Other W3C specifications control individual pieces of the voice-browsing puzzle. The Speech Synthesis Markup Language (SSML), for example, describes how the computer pronounces words, with attention to voice inflection, volume and speed. The Speech Recognition Grammar Specification (SRGS), establishes what a user must say in response to a computer prompt. And the Semantic Interpretation for Speech Recognition (Semantic Interpretation) strips down text and translates it to a form that the computer can understand.

"All of the other languages deal with one single aspect of voice applications, but what really controls the conversation and makes it possible is VoiceXML," Larson said. "It's the thing that allows you to converse with a computer."

VoiceXML also has some complementary specifications in progress outside the W3C. One such project, Larson said, comes from the Speech Application Language Tags (SALT) Forum, which is cooperating with the W3C and shares members with that group. The forum, founded by Microsoft, Intel, Philips and Cisco Systems, among others, is working on more detailed, lower-level programming technology.
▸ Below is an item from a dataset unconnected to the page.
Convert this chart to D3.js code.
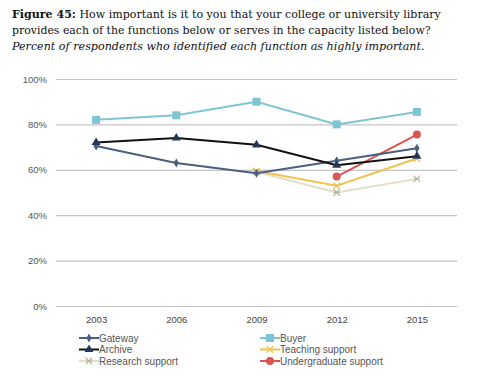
<!DOCTYPE html>
<html>
<head>
<meta charset="utf-8">
<script src="https://cdn.jsdelivr.net/npm/d3@7"></script>
<style>
  body { margin: 0; background: #fff; }
  svg { display: block; }
</style>
</head>
<body>
<svg id="chart" width="483" height="387"></svg>
<script>
// data
var years = ['2003', '2006', '2009', '2012', '2015'];
var gateway = [70.5, 63, 58.5, 64, 69.5];
var buyer = [82, 84, 90, 80, 85.5];
var archive = [72, 74, 71, 62, 66];
var teaching = [null, null, 59.5, 53, 65];
var research = [null, null, 59, 50, 56];
var undergrad = [null, null, null, 57, 75.5];
var yTicks = [0, 20, 40, 60, 80, 100];

var series = [
  { name: 'Gateway', values: gateway, color: '#4a5e80', marker: 'diamond', col: 0, row: 0 },
  { name: 'Buyer', values: buyer, color: '#7fc4d3', marker: 'square', col: 1, row: 0 },
  { name: 'Archive', values: archive, color: '#111111', marker: 'triangle', col: 0, row: 1 },
  { name: 'Teaching support', values: teaching, color: '#f0c24f', marker: 'star', col: 1, row: 1 },
  { name: 'Research support', values: research, color: '#e3dec7', marker: 'cross', col: 0, row: 2 },
  { name: 'Undergraduate support', values: undergrad, color: '#db5450', marker: 'circle', col: 1, row: 2 }
];

var svg = d3.select('#chart');

// title block - font size fitted so each line ends where the original does
function fitLine(sel, target) {
  var w = sel.node().getComputedTextLength();
  sel.attr('font-size', 13 * target / w);
}
var title = svg.append('g').attr('font-family', '"DejaVu Serif", Georgia, serif').attr('fill', '#111');
var t1 = title.append('text').attr('x', 12).attr('y', 18).attr('font-size', 13);
t1.append('tspan').attr('font-weight', 'bold').text('Figure 45:');
t1.append('tspan').text(' How important is it to you that your college or university library');
fitLine(t1, 429);
var t2 = title.append('text').attr('x', 12).attr('y', 34).attr('font-size', 13)
  .text('provides each of the functions below or serves in the capacity listed below?');
fitLine(t2, 419);
var t3 = title.append('text').attr('x', 12).attr('y', 50).attr('font-size', 13).attr('font-style', 'italic')
  .text('Percent of respondents who identified each function as highly important.');
fitLine(t3, 413);

var x = d3.scalePoint().domain(years).range([56, 457]).padding(0.5);
var y = d3.scaleLinear().domain([0, 100]).range([306, 79]);

// gridlines + y labels
var yAxis = d3.axisLeft(y).tickValues(yTicks).tickSize(-(457 - 56)).tickPadding(9)
  .tickFormat(function(d) { return d + '%'; });
var gy = svg.append('g').attr('transform', 'translate(56,0)').call(yAxis);
gy.select('.domain').remove();
gy.selectAll('line').attr('stroke', '#c4c4c4').attr('stroke-width', 1.2);
gy.selectAll('text').attr('font-family', 'Arial, "Liberation Sans", sans-serif')
  .attr('font-size', 9.5).attr('fill', '#555');

var xAxis = d3.axisBottom(x).tickSize(0).tickPadding(10);
var gx = svg.append('g').attr('transform', 'translate(0,306)').call(xAxis);
gx.select('.domain').remove();
gx.selectAll('text').attr('font-family', 'Arial, "Liberation Sans", sans-serif')
  .attr('font-size', 9.5).attr('fill', '#444');

function drawMarker(g, kind, color, cx, cy) {
  if (kind === 'diamond') {
    g.append('path').attr('d', d3.symbol().type(d3.symbolDiamond).size(24)())
      .attr('transform', 'translate(' + cx + ',' + cy + ')').attr('fill', color);
  } else if (kind === 'square') {
    g.append('rect').attr('x', cx - 4).attr('y', cy - 4).attr('width', 8).attr('height', 8).attr('fill', color);
  } else if (kind === 'triangle') {
    g.append('path').attr('d', d3.symbol().type(d3.symbolTriangle).size(34)())
      .attr('transform', 'translate(' + cx + ',' + cy + ')').attr('fill', '#24355a');
  } else if (kind === 'circle') {
    g.append('circle').attr('cx', cx).attr('cy', cy).attr('r', 4).attr('fill', color);
  } else if (kind === 'star') {
    g.append('path').attr('d', d3.symbol().type(d3.symbolX).size(30)())
      .attr('transform', 'translate(' + cx + ',' + cy + ')').attr('fill', 'none')
      .attr('stroke', color).attr('stroke-width', 1.2);
  } else if (kind === 'cross') {
    g.append('path').attr('d', d3.symbol().type(d3.symbolX).size(30)())
      .attr('transform', 'translate(' + cx + ',' + cy + ')').attr('fill', 'none')
      .attr('stroke', '#b9b39c').attr('stroke-width', 1.2);
    g.append('path').attr('d', 'M' + (cx - 3) + ',' + cy + 'H' + (cx + 3))
      .attr('stroke', '#b9b39c').attr('stroke-width', 1);
  }
}

var line = d3.line()
  .defined(function(d) { return d.v != null; })
  .x(function(d) { return x(d.year); })
  .y(function(d) { return y(d.v); });

// draw order so black/blue lines sit above pale ones like the original
var drawOrder = [4, 3, 5, 1, 0, 2];
drawOrder.forEach(function(i) {
  var s = series[i];
  var pts = years.map(function(yr, j) { return { year: yr, v: s.values[j] }; });
  var g = svg.append('g');
  g.append('path').datum(pts).attr('d', line).attr('fill', 'none')
    .attr('stroke', s.color).attr('stroke-width', 2);
  pts.forEach(function(p) {
    if (p.v != null) drawMarker(g, s.marker, s.color, x(p.year), y(p.v));
  });
});

// legend
var legend = svg.append('g');
series.forEach(function(s) {
  var lx = s.col === 0 ? 79 : 260;
  var ly = 338 + s.row * 11.5;
  var g = legend.append('g');
  g.append('line').attr('x1', lx).attr('x2', lx + 20).attr('y1', ly).attr('y2', ly)
    .attr('stroke', s.color).attr('stroke-width', 2);
  drawMarker(g, s.marker, s.color, lx + 10, ly);
  g.append('text').attr('x', lx + 20).attr('y', ly + 3.5)
    .attr('font-family', 'Arial, "Liberation Sans", sans-serif').attr('font-size', 10)
    .attr('fill', '#555').text(s.name);
});
</script>
</body>
</html>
Larson said the SALT Forum had given the W3C its latest work, which he said would be incorporated into the next version of VoiceXML.

Sticking points
With version 2.0 all but finished and industry heavyweights behind it, VoiceXML has considerable momentum. But the technology could wind up stuck in candidate recommendation limbo, unless W3C members can resolve an intellectual property dispute.

The problem is that version 1.0 was developed not at the W3C but under the auspices of the VoiceXML Forum, an organization founded by AT&T, IBM, Lucent Technologies and Motorola. That group contributed its work to the W3C in May 2000.

The VoiceXML Forum was chartered under a so-called RAND policy, which meant that companies could retain intellectual property rights to the technologies they contributed under "reasonable and nondiscriminatory" terms. That policy changed last year to a royalty-free version, similar to the policy the W3C reaffirmed in 2002 after heated public debate.

But the VoiceXML spec was designed under RAND terms, and several organizations that contributed code under that policy are balking at the W3C's request that they relinquish their intellectual property claims.

"We've been working diligently on getting our members to change from RAND to royalty-free and have successfully done this with most of the members," Larson said. "But there are still two or three that still want to have a RAND license. That was the original policy that they signed up for, and they are not willing to change their position."

Those clinging to their RAND status include Philips, Avaya and Rutgers. Microsoft and IBM, which have resisted royalty-free pressures in other contexts, have relinquished their claims on VoiceXML, Larson said.

Philips, Avaya and Rutgers could not be reached for comment.

In response to the intellectual property imbroglio, the W3C will set up a patent advisory group to work out the differences. Until that group is formed and has completed its work, VoiceXML will not proceed to full recommendation status.

"No one quite knows how it's going to work out," Larson said. "But (the group) will try to come up with creative solutions to make as many people happy as possible. We will not issue a recommendation until this is resolved in some fashion."